In his audacious conference speech on Tuesday, Starmer explicitly set himself a punishing goal – to take Labour into power at the next election, removing its frontbench team from ‘the shadows’ and catapulting it into government. Labour had had three ‘winners’ he said – name-checking Attlee, Wilson and Blair – and he intended to be the fourth.
Not only was the record of Jeremy Corbyn trashed before our eyes but so, at least implicitly, were the records of Gordon Brown and Ed Miliband, the two other recent Labour leaders who managed to lose elections after inheriting far more favourable positions than has Starmer.

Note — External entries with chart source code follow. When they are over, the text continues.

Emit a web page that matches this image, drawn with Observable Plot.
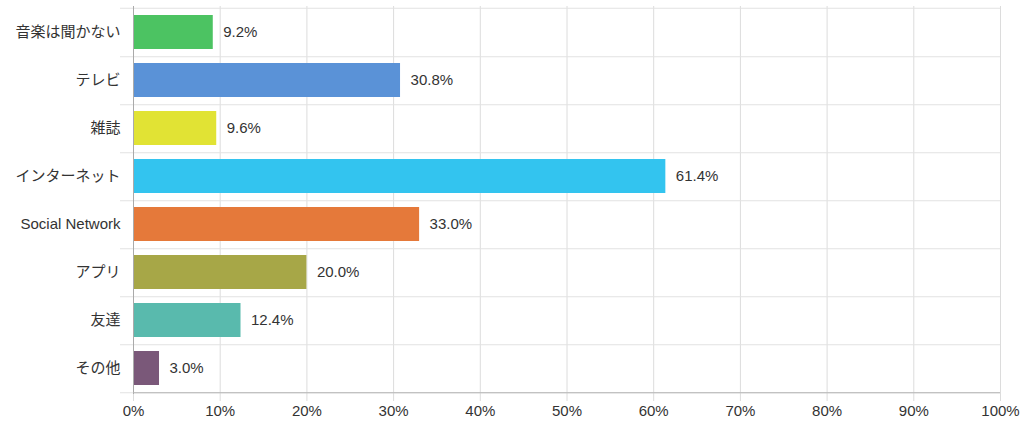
<!DOCTYPE html>
<html>
<head>
<meta charset="utf-8">
<script src="https://cdn.jsdelivr.net/npm/d3@7"></script>
<script src="https://cdn.jsdelivr.net/npm/@observablehq/plot@0.6"></script>
<style>
  html, body { margin: 0; padding: 0; background: #fff; }
  #chart svg { display: block; }
</style>
</head>
<body>
<div id="chart"></div>
<script>
const categories = ["音楽は聞かない", "テレビ", "雑誌", "インターネット", "Social Network", "アプリ", "友達", "その他"];
const values = [9.2, 30.8, 9.6, 61.4, 33.0, 20.0, 12.4, 3.0];
const colors = ["#4cc362", "#5a92d7", "#e1e334", "#33c4ef", "#e5793a", "#a7a747", "#59baad", "#7a5879"];
const xTicks = [0, 10, 20, 30, 40, 50, 60, 70, 80, 90, 100];

const data = categories.map((c, i) => ({category: c, value: values[i], color: colors[i]}));

const W = 1024, H = 427;
const mt = 6, mb = 33;
const step = (H - mt - mb) / categories.length;

const chart = Plot.plot({
  width: W,
  height: H,
  marginLeft: 133,
  marginRight: 24,
  marginTop: mt,
  marginBottom: mb,
  style: {fontFamily: "'Liberation Sans', Arial, 'Noto Sans CJK JP', sans-serif", fontSize: "15px", color: "#333", background: "#fff"},
  x: {domain: [0, 100], ticks: xTicks, tickFormat: d => d + "%", label: null, grid: false},
  y: {domain: categories, paddingInner: 0.3, paddingOuter: 0.15, label: null},
  marks: [
    Plot.ruleX(xTicks, {x: d => d, stroke: "#dcdcdc", strokeWidth: 1}),
    Plot.ruleY(categories, {y: d => d, x1: -1.5, x2: 100, dy: step / 2, stroke: "#e2e2e2"}),
    Plot.ruleY([categories[0]], {y: d => d, x1: -1.5, x2: 100, dy: -step / 2, stroke: "#e2e2e2"}),
    Plot.barX(data, {y: "category", x: "value", fill: "color"}),
    Plot.text(data, {y: "category", x: "value", text: d => d.value.toFixed(1) + "%", dx: 10, textAnchor: "start", fill: "#333", fontSize: 15}),
    Plot.ruleX([0], {stroke: "#aaa"}),
    Plot.ruleY([categories[categories.length - 1]], {y: d => d, x1: 0, x2: 100, dy: step / 2, stroke: "#b5b5b5"}),
    Plot.axisX({ticks: xTicks, tickFormat: d => d + "%", tickSize: 7, tickPadding: 4, stroke: "#dcdcdc", fill: "#333", fontSize: 15, label: null}),
    Plot.axisY({tickSize: 0, tickPadding: 13, fill: "#333", fontSize: 15, label: null})
  ]
});
document.getElementById("chart").appendChild(chart);
</script>
</body>
</html>
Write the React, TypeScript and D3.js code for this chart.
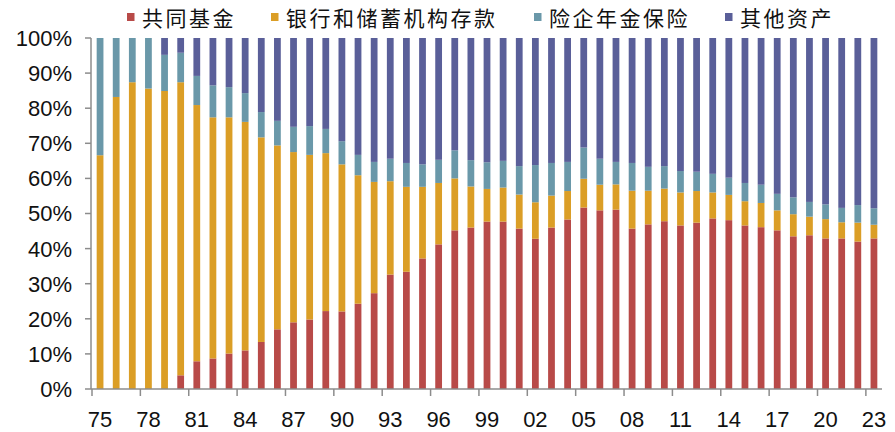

The affable Miliband won’t mind, even though Starmer’s speech was being made in the environs of his own Doncaster constituency. The brooding Brown probably will. No matter. For while Starmer is not a Blairite, he is clearly adopting the Blair method of opposition. And that should worry the Tories a lot.
Anything that is a drag on Labour’s election prospects that can be dispensed with is going to be dispensed with. Like Blair before him, Starmer seemed almost to relish confronting his party with the hard truth that it has been remarkably unsuccessful in elections for the vast majority of its history.